> [Exercise details] Print the listing from its top line through the line containing "import matplotlib.pyplot as plt", nothing more, and leave out the pictures.

Figure scripts:
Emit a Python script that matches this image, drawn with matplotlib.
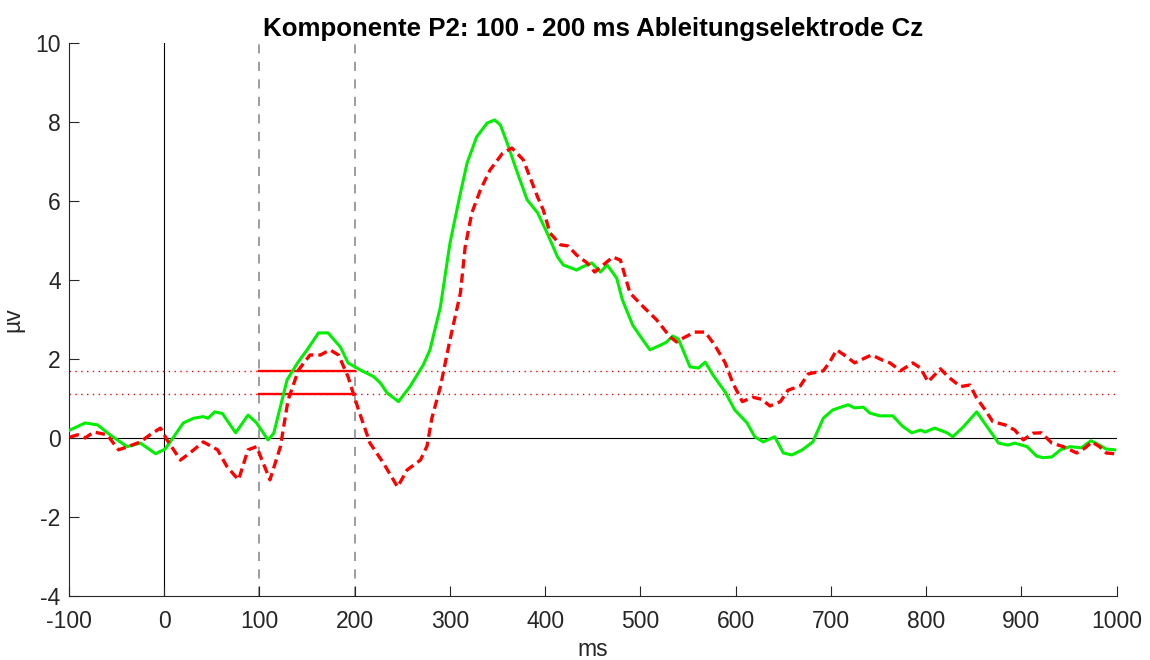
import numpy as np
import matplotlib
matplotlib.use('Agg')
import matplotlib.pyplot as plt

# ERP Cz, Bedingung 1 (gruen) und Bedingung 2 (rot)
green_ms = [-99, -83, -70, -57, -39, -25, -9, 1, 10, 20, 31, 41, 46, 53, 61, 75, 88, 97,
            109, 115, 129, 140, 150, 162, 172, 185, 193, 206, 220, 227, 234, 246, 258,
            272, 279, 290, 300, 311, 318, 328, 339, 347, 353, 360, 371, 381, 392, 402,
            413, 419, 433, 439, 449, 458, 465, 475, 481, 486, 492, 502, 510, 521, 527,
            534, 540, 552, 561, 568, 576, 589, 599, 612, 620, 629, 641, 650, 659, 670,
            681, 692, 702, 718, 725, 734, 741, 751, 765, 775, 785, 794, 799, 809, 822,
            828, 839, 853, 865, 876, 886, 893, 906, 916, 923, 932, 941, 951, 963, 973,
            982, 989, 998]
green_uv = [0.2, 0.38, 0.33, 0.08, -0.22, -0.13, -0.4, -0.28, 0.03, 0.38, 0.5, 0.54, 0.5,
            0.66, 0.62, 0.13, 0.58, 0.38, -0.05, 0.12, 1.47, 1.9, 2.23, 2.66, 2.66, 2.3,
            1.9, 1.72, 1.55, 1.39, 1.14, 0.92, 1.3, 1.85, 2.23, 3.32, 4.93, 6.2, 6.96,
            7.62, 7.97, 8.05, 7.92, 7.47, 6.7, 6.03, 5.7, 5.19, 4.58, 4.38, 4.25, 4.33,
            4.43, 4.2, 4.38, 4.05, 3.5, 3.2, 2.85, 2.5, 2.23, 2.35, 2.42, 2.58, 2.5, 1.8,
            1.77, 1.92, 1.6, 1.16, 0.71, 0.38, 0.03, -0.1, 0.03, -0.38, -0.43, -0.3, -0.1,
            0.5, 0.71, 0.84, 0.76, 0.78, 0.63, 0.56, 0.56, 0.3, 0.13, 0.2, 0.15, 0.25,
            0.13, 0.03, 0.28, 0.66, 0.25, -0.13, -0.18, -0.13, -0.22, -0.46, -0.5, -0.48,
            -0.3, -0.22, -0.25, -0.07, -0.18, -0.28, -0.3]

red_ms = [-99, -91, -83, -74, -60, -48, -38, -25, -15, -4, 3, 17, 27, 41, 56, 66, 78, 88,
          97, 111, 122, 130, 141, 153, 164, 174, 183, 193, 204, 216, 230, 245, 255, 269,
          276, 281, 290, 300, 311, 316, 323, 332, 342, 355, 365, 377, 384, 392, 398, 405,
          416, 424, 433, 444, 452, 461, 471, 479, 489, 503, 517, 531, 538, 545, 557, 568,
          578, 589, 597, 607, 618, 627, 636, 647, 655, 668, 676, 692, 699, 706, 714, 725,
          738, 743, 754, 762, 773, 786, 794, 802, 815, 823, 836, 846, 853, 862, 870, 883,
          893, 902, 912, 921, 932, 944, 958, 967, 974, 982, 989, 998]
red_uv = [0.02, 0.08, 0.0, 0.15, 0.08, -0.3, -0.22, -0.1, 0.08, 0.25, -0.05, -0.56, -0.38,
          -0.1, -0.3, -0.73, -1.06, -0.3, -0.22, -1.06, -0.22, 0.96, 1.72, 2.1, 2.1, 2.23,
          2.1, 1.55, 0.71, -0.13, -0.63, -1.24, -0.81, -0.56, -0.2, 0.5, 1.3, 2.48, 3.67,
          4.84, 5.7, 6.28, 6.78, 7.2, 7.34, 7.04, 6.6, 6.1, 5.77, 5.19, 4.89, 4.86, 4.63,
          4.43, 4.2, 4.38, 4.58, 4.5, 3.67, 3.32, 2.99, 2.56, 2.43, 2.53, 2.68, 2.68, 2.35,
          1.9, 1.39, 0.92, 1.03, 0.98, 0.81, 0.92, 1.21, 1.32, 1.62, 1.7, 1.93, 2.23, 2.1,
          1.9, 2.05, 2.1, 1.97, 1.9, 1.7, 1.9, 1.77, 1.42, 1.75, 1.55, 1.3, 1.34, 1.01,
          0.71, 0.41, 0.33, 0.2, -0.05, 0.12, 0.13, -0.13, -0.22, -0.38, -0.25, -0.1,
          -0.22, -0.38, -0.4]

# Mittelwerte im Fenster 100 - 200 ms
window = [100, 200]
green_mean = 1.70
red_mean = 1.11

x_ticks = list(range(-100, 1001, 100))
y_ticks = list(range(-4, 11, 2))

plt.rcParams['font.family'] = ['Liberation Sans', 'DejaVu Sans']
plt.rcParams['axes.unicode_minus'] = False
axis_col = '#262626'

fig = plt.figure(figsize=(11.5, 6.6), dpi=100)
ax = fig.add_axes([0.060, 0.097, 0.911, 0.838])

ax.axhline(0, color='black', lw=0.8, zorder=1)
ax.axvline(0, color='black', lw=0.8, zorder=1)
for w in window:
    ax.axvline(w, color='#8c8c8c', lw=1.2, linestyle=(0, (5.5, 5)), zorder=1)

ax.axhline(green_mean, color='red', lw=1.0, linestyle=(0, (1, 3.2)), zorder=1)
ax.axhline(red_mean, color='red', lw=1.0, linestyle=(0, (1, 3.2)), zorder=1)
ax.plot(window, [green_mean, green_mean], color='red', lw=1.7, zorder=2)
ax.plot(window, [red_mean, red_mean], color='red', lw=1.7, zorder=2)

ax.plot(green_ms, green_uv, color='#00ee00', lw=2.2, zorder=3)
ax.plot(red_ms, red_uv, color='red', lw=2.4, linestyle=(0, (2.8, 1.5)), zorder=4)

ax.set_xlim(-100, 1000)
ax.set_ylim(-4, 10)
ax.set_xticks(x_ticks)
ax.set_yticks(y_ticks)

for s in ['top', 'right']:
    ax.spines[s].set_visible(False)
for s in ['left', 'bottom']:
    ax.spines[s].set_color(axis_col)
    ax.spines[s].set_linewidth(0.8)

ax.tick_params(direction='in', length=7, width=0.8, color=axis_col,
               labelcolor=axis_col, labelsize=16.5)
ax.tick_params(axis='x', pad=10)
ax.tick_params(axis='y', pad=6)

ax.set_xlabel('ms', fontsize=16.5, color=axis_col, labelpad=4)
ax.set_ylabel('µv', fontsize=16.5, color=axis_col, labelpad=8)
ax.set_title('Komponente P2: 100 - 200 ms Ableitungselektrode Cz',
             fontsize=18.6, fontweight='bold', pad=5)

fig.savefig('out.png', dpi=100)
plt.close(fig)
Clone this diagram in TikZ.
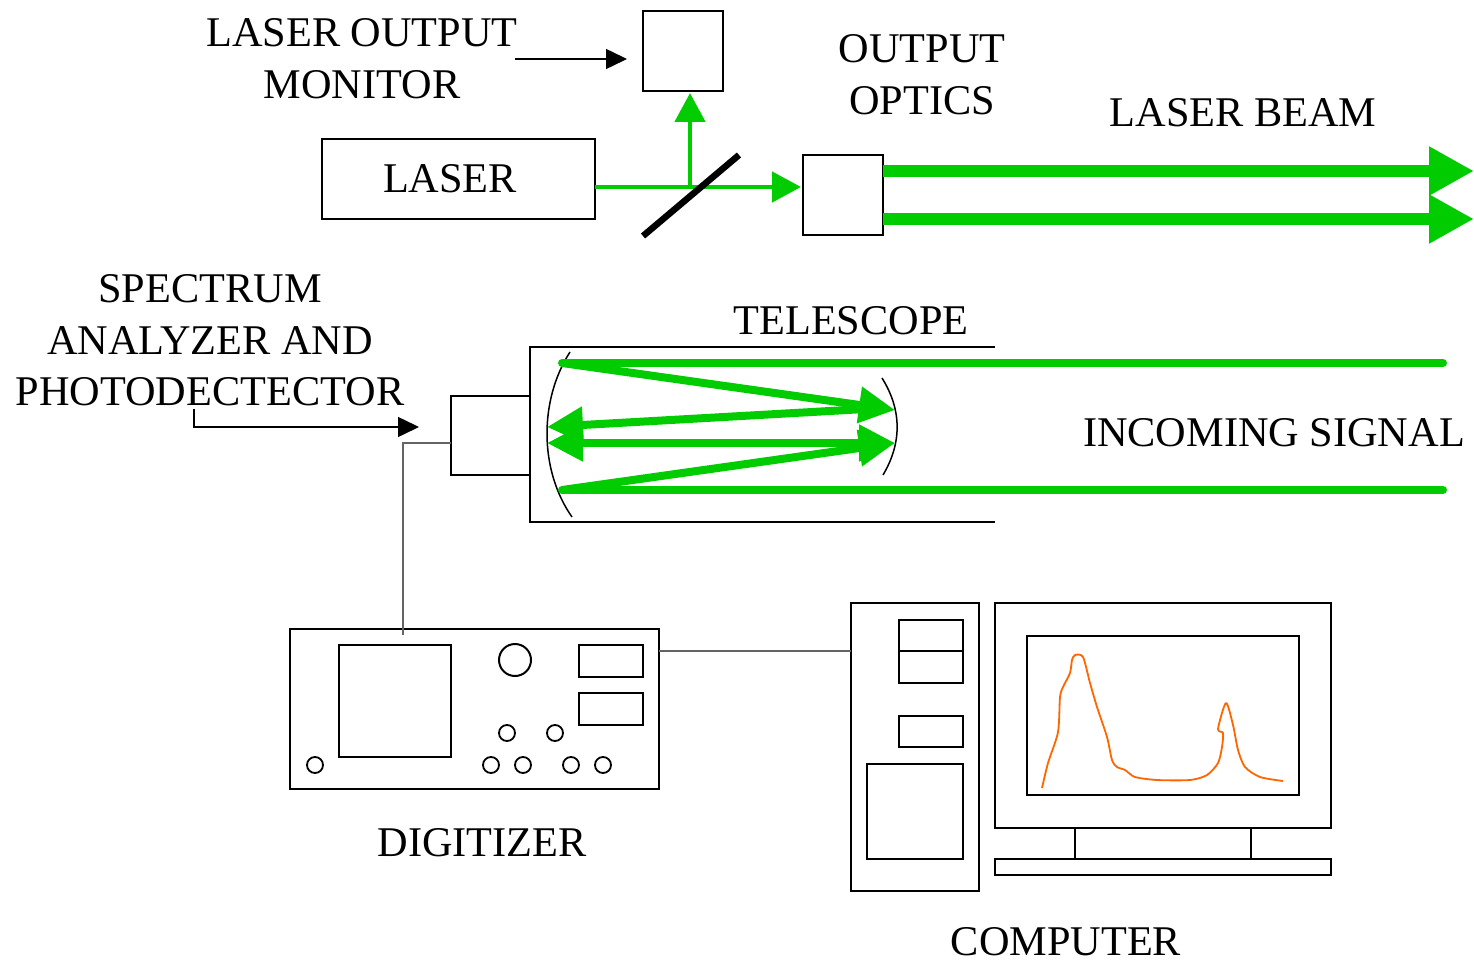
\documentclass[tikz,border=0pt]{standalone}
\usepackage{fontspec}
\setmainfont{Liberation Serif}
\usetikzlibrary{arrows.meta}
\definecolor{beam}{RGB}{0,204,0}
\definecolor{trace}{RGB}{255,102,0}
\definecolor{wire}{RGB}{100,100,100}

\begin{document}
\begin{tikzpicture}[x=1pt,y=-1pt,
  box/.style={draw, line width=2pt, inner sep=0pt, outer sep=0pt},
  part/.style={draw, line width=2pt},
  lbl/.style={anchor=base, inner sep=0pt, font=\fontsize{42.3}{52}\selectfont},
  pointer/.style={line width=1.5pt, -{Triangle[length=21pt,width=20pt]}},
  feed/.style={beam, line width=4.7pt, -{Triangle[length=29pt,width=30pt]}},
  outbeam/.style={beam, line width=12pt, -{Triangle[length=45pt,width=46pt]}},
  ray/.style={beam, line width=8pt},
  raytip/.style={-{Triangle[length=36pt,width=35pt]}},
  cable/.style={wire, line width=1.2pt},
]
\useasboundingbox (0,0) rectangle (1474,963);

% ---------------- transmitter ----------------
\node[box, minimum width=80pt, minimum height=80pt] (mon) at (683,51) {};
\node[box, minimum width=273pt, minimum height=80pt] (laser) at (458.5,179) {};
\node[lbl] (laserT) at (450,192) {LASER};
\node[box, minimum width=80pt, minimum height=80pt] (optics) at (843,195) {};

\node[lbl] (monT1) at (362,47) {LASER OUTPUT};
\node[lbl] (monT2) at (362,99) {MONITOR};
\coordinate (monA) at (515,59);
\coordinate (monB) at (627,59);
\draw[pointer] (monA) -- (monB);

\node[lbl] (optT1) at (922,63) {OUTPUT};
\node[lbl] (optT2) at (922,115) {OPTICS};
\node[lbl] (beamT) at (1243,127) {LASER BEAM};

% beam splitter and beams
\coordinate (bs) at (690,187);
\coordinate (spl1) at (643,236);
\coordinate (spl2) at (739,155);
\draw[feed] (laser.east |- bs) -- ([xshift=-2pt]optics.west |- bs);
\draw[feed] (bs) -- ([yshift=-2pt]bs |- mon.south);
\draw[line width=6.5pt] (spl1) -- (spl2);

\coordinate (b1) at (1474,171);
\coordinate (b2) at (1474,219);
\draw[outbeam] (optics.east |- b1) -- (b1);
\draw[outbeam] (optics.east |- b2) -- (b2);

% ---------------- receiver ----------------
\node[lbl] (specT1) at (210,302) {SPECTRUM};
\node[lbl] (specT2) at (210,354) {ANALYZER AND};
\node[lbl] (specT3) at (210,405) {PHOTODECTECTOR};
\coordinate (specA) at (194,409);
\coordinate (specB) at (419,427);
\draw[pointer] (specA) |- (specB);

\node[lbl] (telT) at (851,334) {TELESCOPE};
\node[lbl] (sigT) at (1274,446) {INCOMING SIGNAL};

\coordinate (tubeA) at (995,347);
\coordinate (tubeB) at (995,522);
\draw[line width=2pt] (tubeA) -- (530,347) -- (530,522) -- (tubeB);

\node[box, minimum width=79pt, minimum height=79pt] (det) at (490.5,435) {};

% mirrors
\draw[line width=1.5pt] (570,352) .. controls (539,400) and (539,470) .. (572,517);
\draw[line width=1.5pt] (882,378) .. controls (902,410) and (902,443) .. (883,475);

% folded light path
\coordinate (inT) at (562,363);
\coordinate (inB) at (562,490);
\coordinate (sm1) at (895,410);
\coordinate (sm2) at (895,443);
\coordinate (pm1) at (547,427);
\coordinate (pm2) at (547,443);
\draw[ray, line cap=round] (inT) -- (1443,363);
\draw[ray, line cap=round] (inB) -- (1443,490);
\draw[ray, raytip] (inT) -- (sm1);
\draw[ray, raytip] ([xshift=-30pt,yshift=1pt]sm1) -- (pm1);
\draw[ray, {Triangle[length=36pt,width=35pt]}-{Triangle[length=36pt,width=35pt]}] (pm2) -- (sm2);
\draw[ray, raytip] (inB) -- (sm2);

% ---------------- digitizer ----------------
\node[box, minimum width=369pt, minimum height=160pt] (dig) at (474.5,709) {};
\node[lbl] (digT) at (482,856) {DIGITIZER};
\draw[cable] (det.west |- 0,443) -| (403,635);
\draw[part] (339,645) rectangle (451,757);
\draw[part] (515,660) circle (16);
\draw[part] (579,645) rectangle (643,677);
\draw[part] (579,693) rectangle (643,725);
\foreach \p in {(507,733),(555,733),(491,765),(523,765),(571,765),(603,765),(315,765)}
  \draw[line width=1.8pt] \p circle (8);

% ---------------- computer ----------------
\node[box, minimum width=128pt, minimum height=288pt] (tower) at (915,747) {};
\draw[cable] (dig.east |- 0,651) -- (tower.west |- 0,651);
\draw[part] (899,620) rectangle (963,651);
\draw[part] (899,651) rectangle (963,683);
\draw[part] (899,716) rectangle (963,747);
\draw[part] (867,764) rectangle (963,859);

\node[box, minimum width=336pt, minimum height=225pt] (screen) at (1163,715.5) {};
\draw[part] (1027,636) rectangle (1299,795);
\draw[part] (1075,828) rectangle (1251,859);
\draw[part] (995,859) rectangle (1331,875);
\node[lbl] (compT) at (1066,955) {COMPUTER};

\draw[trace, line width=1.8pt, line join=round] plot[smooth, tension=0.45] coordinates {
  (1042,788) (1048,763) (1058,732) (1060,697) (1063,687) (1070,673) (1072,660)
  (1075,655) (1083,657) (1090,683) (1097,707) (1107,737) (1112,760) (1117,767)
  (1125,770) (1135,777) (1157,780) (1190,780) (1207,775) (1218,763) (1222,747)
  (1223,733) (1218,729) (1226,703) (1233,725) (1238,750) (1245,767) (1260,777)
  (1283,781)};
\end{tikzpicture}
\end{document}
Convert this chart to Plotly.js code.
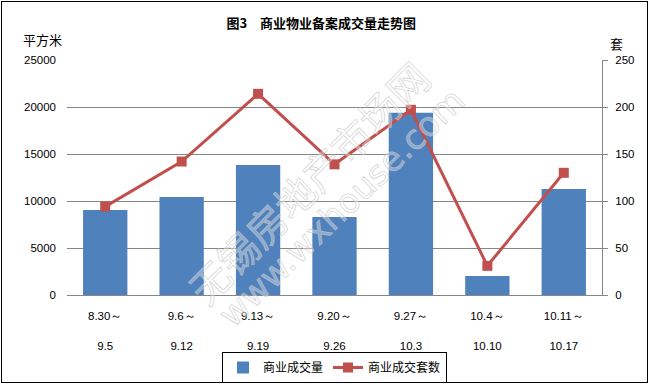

> [Solution for this problem]
Emit a Python script that matches this image, drawn with matplotlib.
import numpy as np
import matplotlib
matplotlib.use('Agg')
import matplotlib.pyplot as plt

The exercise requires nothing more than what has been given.